[start RECORD EXCERPTS]
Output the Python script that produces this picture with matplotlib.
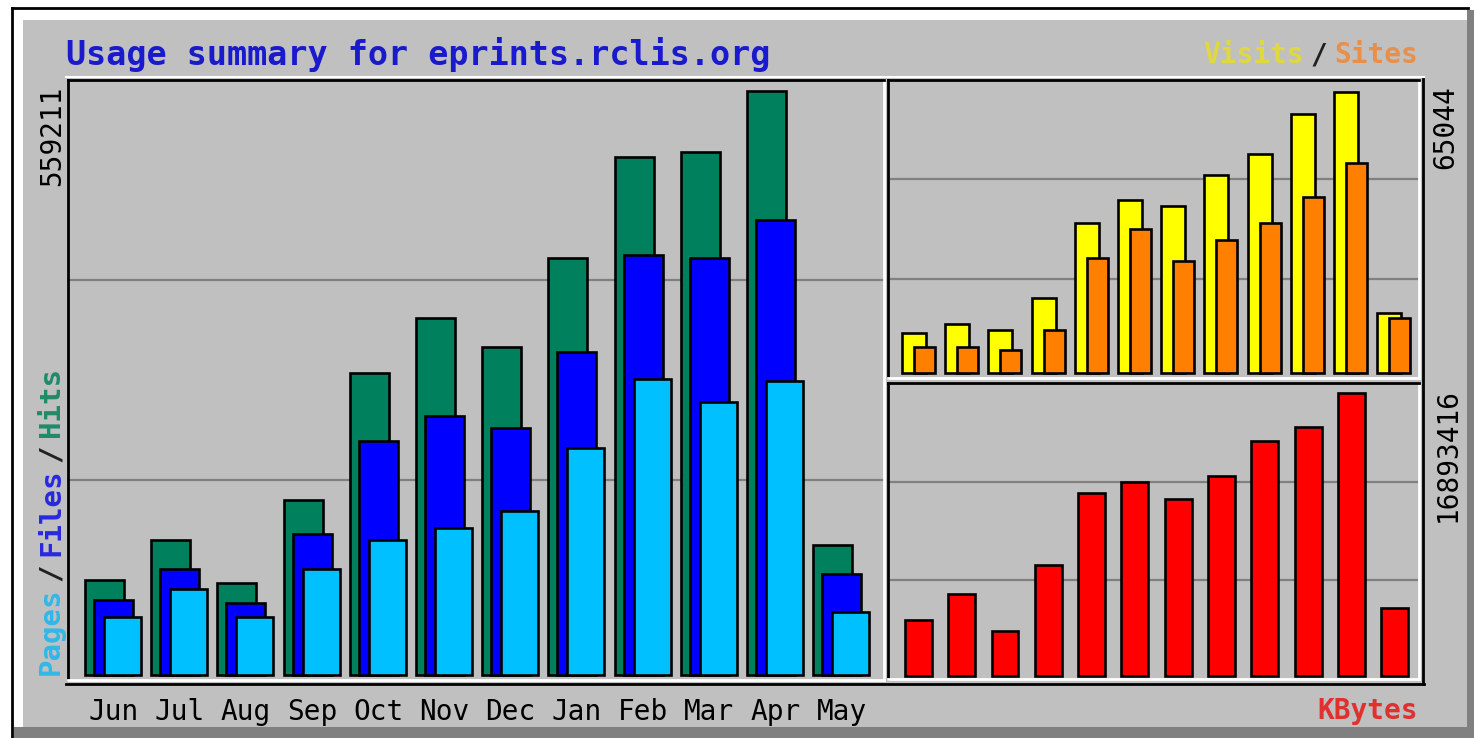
import matplotlib
matplotlib.use("Agg")
import matplotlib.pyplot as plt
from matplotlib.patches import Rectangle
from matplotlib.lines import Line2D

# ---------------- data ----------------
months = ["Jun", "Jul", "Aug", "Sep", "Oct", "Nov", "Dec", "Jan", "Feb", "Mar", "Apr", "May"]
hits = [91000, 129300, 88100, 167600, 289200, 341900, 314100, 399300, 496000, 500800, 559211, 124500]
files = [71800, 101500, 68900, 135000, 224100, 248000, 236500, 309300, 402200, 399300, 435700, 96700]
pages = [55500, 82400, 55500, 101500, 129300, 140800, 157000, 217400, 283500, 261400, 281500, 60300]
visits = [9260, 11340, 9950, 17360, 34720, 40050, 38660, 45840, 50700, 59960, 65044, 13890]
sites = [6020, 6020, 5320, 9950, 26620, 33340, 25930, 30790, 34720, 40740, 48620, 12730]
kbytes = [3342900, 4894900, 2686200, 6626000, 10924000, 11580600, 10565800,
          11938800, 14028100, 14863800, 16893416, 4059200]

# ---------------- style ----------------
C_HITS, C_FILES, C_PAGES = "#00805c", "#0000ff", "#00c0ff"
C_VISITS, C_SITES, C_KB = "#ffff00", "#ff8000", "#ff0000"
BG = "#c0c0c0"
GRID = "#808080"
MONO = "DejaVu Sans Mono"

W, H = 1474, 738
fig = plt.figure(figsize=(W / 100, H / 100), dpi=100)
fig.patch.set_facecolor("white")


def fx(px):
    return px / W


def fy(py):
    return 1 - py / H


def add_ax(l, t, r, b):
    ax = fig.add_axes([fx(l), fy(b), (r - l) / W, (b - t) / H])
    ax.set_facecolor(BG)
    for s in ("top", "left"):
        ax.spines[s].set_color("black")
        ax.spines[s].set_linewidth(2)
    for s in ("bottom", "right"):
        ax.spines[s].set_color("white")
        ax.spines[s].set_linewidth(2)
    ax.set_yticks([])
    ax.tick_params(axis="x", length=0)
    for f in (1 / 3, 2 / 3):
        ax.plot([0, 1], [f, f], transform=ax.transAxes, color=GRID, lw=1.6, zorder=1)
    return ax


# frame of the image
fig.add_artist(Rectangle((fx(23), fy(727)), (1467 - 23) / W, (727 - 20) / H,
                         transform=fig.transFigure, facecolor=BG, edgecolor="none", zorder=0))
fig.add_artist(Rectangle((fx(1467), fy(738)), 7 / W, (738 - 10) / H,
                         transform=fig.transFigure, facecolor="#808080", edgecolor="none", zorder=0))
fig.add_artist(Rectangle((fx(14), fy(738)), (1474 - 14) / W, 11 / H,
                         transform=fig.transFigure, facecolor="#808080", edgecolor="none", zorder=0))
fig.add_artist(Line2D([fx(12), fx(1468)], [fy(8), fy(8)], color="black", lw=2))
fig.add_artist(Line2D([fx(12), fx(12)], [fy(8), fy(738)], color="black", lw=2))

# ---------------- main panel: hits / files / pages ----------------
ax = add_ax(68, 80, 884, 680)
x = list(range(len(months)))
unit = max(hits) / (675 - 91)
ax.set_ylim(-5 * unit, max(hits) + 11 * unit)
ax.set_xlim(-0.257, 12.07)
kw = dict(align="edge", edgecolor="black", linewidth=1.9, zorder=3)
ax.bar(x, hits, width=0.59, color=C_HITS, **kw)
ax.bar([i + 0.136 for i in x], files, width=0.59, color=C_FILES, **kw)
ax.bar([i + 0.287 for i in x], pages, width=0.56, color=C_PAGES, **kw)
ax.set_xticks([i + 0.43 for i in x])
ax.set_xticklabels(months, fontsize=20, family=MONO, color="black")
ax.tick_params(axis="x", pad=13)

# ---------------- visits / sites panel ----------------
ax2 = add_ax(888, 80, 1419, 378)
unit2 = max(visits) / (373 - 92)
ax2.set_ylim(-5 * unit2, max(visits) + 12 * unit2)
ax2.set_xlim(-0.324, 11.97)
ax2.bar(x, visits, width=0.556, color=C_VISITS, **kw)
ax2.bar([i + 0.278 for i in x], sites, width=0.486, color=C_SITES, **kw)
ax2.set_xticks([])

# ---------------- kbytes panel ----------------
ax3 = add_ax(888, 383, 1419, 679)
unit3 = max(kbytes) / (676 - 393)
ax3.set_ylim(-3 * unit3, max(kbytes) + 10 * unit3)
ax3.set_xlim(-0.39, 11.87)
ax3.bar(x, kbytes, width=0.62, color=C_KB, **kw)
ax3.set_xticks([])

# outer box lines
fig.add_artist(Line2D([fx(66), fx(1424)], [fy(684), fy(684)], color="black", lw=2))
fig.add_artist(Line2D([fx(1423), fx(1423)], [fy(77), fy(684)], color="black", lw=2))
fig.add_artist(Line2D([fx(66), fx(1424)], [fy(77), fy(77)], color="white", lw=1.5))

# ---------------- texts ----------------
fig.text(fx(66), fy(65), "Usage summary for eprints.rclis.org", fontsize=24,
         family=MONO, weight="bold", color="#1a1acd", ha="left", va="baseline")

# Visits / Sites (right aligned)
ts = fig.text(fx(1418), fy(69), "Sites", fontsize=20, family=MONO, weight="bold",
              color="#e8904a", ha="right", va="bottom")
tsl = plt.annotate("/", xy=(0, 0), xycoords=ts, xytext=(-5, 0), textcoords="offset points",
                   fontsize=20, family=MONO, weight="bold", color="#202020", ha="right", va="bottom")
plt.annotate("Visits", xy=(0, 0), xycoords=tsl, xytext=(-5, 0), textcoords="offset points",
             fontsize=20, family=MONO, weight="bold", color="#e0d840", ha="right", va="bottom")

# KBytes
fig.text(fx(1418), fy(719), "KBytes", fontsize=20, family=MONO, weight="bold",
         color="#e03030", ha="right", va="baseline")

# Pages / Files / Hits rotated
lkw = dict(fontsize=21, family=MONO, weight="bold", rotation=90)
tp = fig.text(fx(51), fy(675), "Pages", color="#30b8e8", ha="center", va="bottom", **lkw)
t1 = plt.annotate("/", xy=(0.5, 1), xycoords=tp, xytext=(0, 5), textcoords="offset points",
                  color="#202020", ha="center", va="bottom", **lkw)
tf = plt.annotate("Files", xy=(0.5, 1), xycoords=t1, xytext=(0, 5), textcoords="offset points",
                  color="#2828e0", ha="center", va="bottom", **lkw)
t2 = plt.annotate("/", xy=(0.5, 1), xycoords=tf, xytext=(0, 5), textcoords="offset points",
                  color="#202020", ha="center", va="bottom", **lkw)
plt.annotate("Hits", xy=(0.5, 1), xycoords=t2, xytext=(0, 5), textcoords="offset points",
             color="#208a68", ha="center", va="bottom", **lkw)

# scale maxima
fig.text(fx(52), fy(85), str(max(hits)), fontsize=20, family=MONO, rotation=90,
         ha="center", va="top", color="black")
fig.text(fx(1445), fy(85), str(max(visits)), fontsize=20, family=MONO, rotation=90,
         ha="center", va="top", color="black")
fig.text(fx(1448), fy(388), str(max(kbytes)), fontsize=20, family=MONO, rotation=90,
         ha="center", va="top", color="black")

fig.savefig("out.png", dpi=100, facecolor=fig.get_facecolor())
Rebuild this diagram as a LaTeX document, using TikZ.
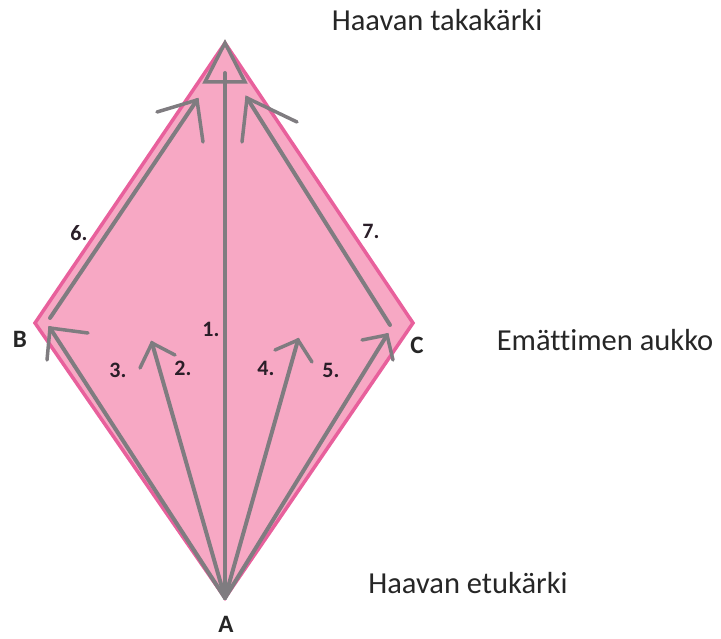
\documentclass[tikz,border=0pt]{standalone}
\usepackage{fontspec}
\setmainfont{Carlito}[Ligatures={NoCommon}]
\begin{document}
\begin{tikzpicture}[x=1pt,y=-1pt,
  kite/.style={draw=kiteedge,fill=kitefill,line width=3.5pt,line join=miter},
  arr/.style={draw=arrgray,line width=4pt,line cap=round,line join=round},
  head/.style={draw=arrgray,line width=3.5pt,line cap=round},
  lbl/.style={font=\fontsize{30.5}{33}\selectfont,text=txt,inner sep=0pt},
  vlbl/.style={font=\bfseries\fontsize{25}{27}\selectfont,text=txt,inner sep=0pt},
  nlbl/.style={font=\bfseries\fontsize{22}{24}\selectfont,text=numtxt,inner sep=0pt}]
\definecolor{kitefill}{HTML}{F7A8C4}
\definecolor{kiteedge}{HTML}{E8609C}
\definecolor{arrgray}{HTML}{7F7C80}
\definecolor{txt}{HTML}{262626}
\definecolor{numtxt}{HTML}{2A1E28}
\useasboundingbox (0,0) rectangle (721,639);
% kite vertices
\coordinate (T) at (225,43);
\coordinate (Bv) at (35,323);
\coordinate (Cv) at (413,323);
\coordinate (Av) at (225,598);
\draw[kite] (T) -- (Cv) -- (Av) -- (Bv) -- cycle;
% arrow tips and heads
\coordinate (t1) at (225,73);
\coordinate (h1a) at (205,82);
\coordinate (h1b) at (245,82);
\coordinate (s6) at (50,318);
\coordinate (t6) at (197,100);
\coordinate (h6a) at (157,112);
\coordinate (h6b) at (203,142);
\coordinate (s7) at (390,325);
\coordinate (t7) at (247,98);
\coordinate (h7a) at (297,122);
\coordinate (h7b) at (242,142);
\coordinate (t3) at (50,328);
\coordinate (h3a) at (88,333);
\coordinate (h3b) at (47,360);
\coordinate (t2) at (152,343);
\coordinate (h2a) at (175,355);
\coordinate (h2b) at (140,368);
\coordinate (t4) at (298,340);
\coordinate (h4a) at (275,350);
\coordinate (h4b) at (312,362);
\coordinate (t5) at (387,335);
\coordinate (h5a) at (362,340);
\coordinate (h5b) at (393,360);
% arrow 1 with triangle head
\draw[arr] (Av) -- (t1);
\draw[head,line join=miter] (T) -- (h1b) -- (h1a) -- cycle;
% arrows 2-5 from A
\draw[arr] (Av) -- (t2);
\draw[head] (h2a) -- (t2) -- (h2b);
\draw[arr] (Av) -- (t3);
\draw[head] (h3a) -- (t3) -- (h3b);
\draw[arr] (Av) -- (t4);
\draw[head] (h4a) -- (t4) -- (h4b);
\draw[arr] (Av) -- (t5);
\draw[head] (h5a) -- (t5) -- (h5b);
% arrows 6 and 7
\draw[arr] (s6) -- (t6);
\draw[head] (h6a) -- (t6) -- (h6b);
\draw[arr] (s7) -- (t7);
\draw[head] (h7a) -- (t7) -- (h7b);
% labels
\node[lbl] (ltop) at (437,20) {Haavan takakärki};
\node[lbl] (lmid) at (605,340) {Emättimen aukko};
\node[lbl] (lbot) at (468,583) {Haavan etukärki};
\node[vlbl] (lB) at (20,339) {B};
\node[vlbl] (lC) at (417,345) {C};
\node[vlbl] (lA) at (226,624) {A};
\node[nlbl] (n1) at (211,329) {1.};
\node[nlbl] (n2) at (183,368) {2.};
\node[nlbl] (n3) at (118,370) {3.};
\node[nlbl] (n4) at (266,368) {4.};
\node[nlbl] (n5) at (331,370) {5.};
\node[nlbl] (n6) at (79,233) {6.};
\node[nlbl] (n7) at (371,231) {7.};
\end{tikzpicture}
\end{document}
[end RECORD EXCERPTS]
== PROBLEM ==
Reproduce each line of the material containing the word "this".

== FINAL ANSWER ==
Output the Python script that produces this picture with matplotlib.
Rebuild this diagram as a LaTeX document, using TikZ.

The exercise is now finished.